James Joyce
(1882 1941) Novelist
Modernist widely regarded as the greatest writer of the 20th century
for his experimental use of novelistic techniques, language, and
literary symbolism in dealing with Irish themes.
Biography
Born July 3, 1882 in Dublin Ethnicity Irish Residence Paris, Rome,
Zurich
Died January 13, 1941 in Zurich Nationality Irish Language English
Other occupations teacher, journalist, Irish tweed salesman, bank
clerk, cinema owner
Joyce was born to a couple with a wide difference in age, temperament
and accomplishment who struggled to financially maintain their
middle class respectability. Young Joyce watched his father fail
in politics, tax collecting and owning a distillery (which hardly
seems possible in Ireland). His mother, an accomplished pianist,
exposed him to the arts as well as the strictures and guilt of
Roman Catholicism. The Jesuits were responsible for the training
of his intellect if not for his spiritual development. Books, booze
and whores (who greeted him on the way to school) became his teachers
in that. He continued this education at the conservative University
College Dublin where he was known as a danger because of his poetry
and interest in Aquinas, Yeats and Ibsen. The prostitutes still
said hello to him on his way to school. Throughout his school years,
he was cheerful, social and drunk in company and cold, imperious
and sober in the classroom. After school, Joyce went to Paris where
he struggled financially in a variety of jobs before returning
home to his dying mother. He then returned to heavy drinking and
left with Nora (former chambermaid and future wife) for Europe,
settling in Trieste. His years in Trieste were productive: two
children, several short stories and his first novel. He avoided
formal marriage but not the strains of a family man. During this
period his writing had to contend with his conscientious brother,
poverty, young children, doubts about his relationship with Nora,
and bouts of heavy drinking. He began lecturing, publishing poetry
and articles as well as reworking his conventional autobiographical
novel into an experimental modern masterpiece with the encouragement
of Ezra Pound. He fought with his timid publisher to get his slightly
obscene collection of short stories in print. Portrait of an Artist
as a Young Man was serialized and Joyce gained a wealthy patron
that relieved many of his financial worries, though his eyesight
now began troubling him. He then wrote Ulysses, his masterwork
of modernist experimentation in language and form, which had a
terrible time getting published, not so much for its bewildering
techniques and complexity as for its infamous obscenity. The book
brought him a circle of admirers in Paris and his international
reputation grew. Finnegans Wake, his next work, took ten years
to finish but was received coldly, confusing and disappointing
many of his closest admirers. In addition to the onset of blindness,
Joyce had to deal with his mentally unstable daughter who took
a liking to Samuel Beckett, who was his secretary for a short while.

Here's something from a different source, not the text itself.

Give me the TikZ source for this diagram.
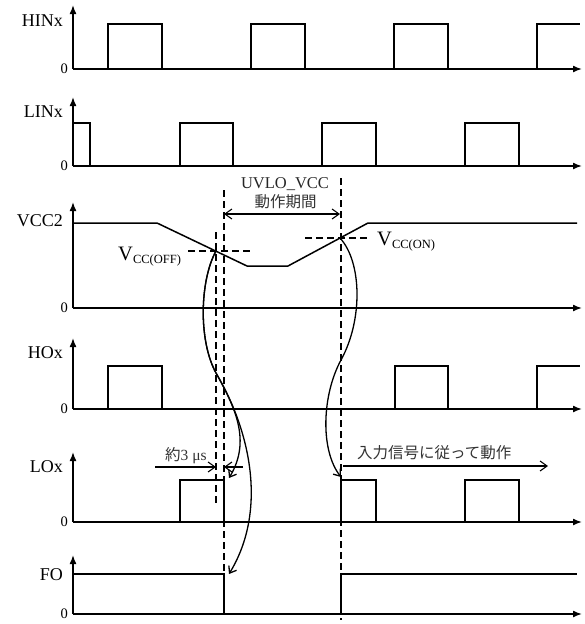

Joyce succumbed to marriage in 1931. The looming of World War II
caused Joyce to flee Paris and move to Zurich where, shortly after,
he fell into a coma and died. He was buried without Catholic rites.
Themes: Cyclical nature of human history and development, repression
of Catholicism, complete variety of human experience from crude
to religious.
Style: Ground breaking use of literary techniques such as stream
of consciousness, literary allusions, use of many languages, dislocations
of time. Most of the stories are meant to be experienced as a 'work
or art' and hence Joyce dispensed with such conventions as plot
and character. One reads him as one looks at a painting or listens
to music - one appreciates the effect of the words and literary
devices rather than the development of the plot or character. In
Joyce, plot and character (if any) serve the artful use of literary
technique, literary techniques do not serve character delineation
or plot development. Yet Joyce is predominantly humorous- from
the highest literary pun to the most obscene slapstick. However,
the joke is in how the story is told rather than the story itself.
For Joyce it is not the story, nor merely how the story is told.
How the story is told is the story.
Major Works
Ulysses Retells Homer's Odyssey in modern Dublin over one day
with multilingual puns, many literary allusions, literary experimentation,
and obscenity. Besides all that, Joyce wanted it to be funny.
Finnegans Wake A disjointed account of several characters dreaming
during one night. The characters take many shapes, religious characters,
animals. Known for its multilingual puns and stream of consciousness
technique. Confuses even the most well read and avant garde reader.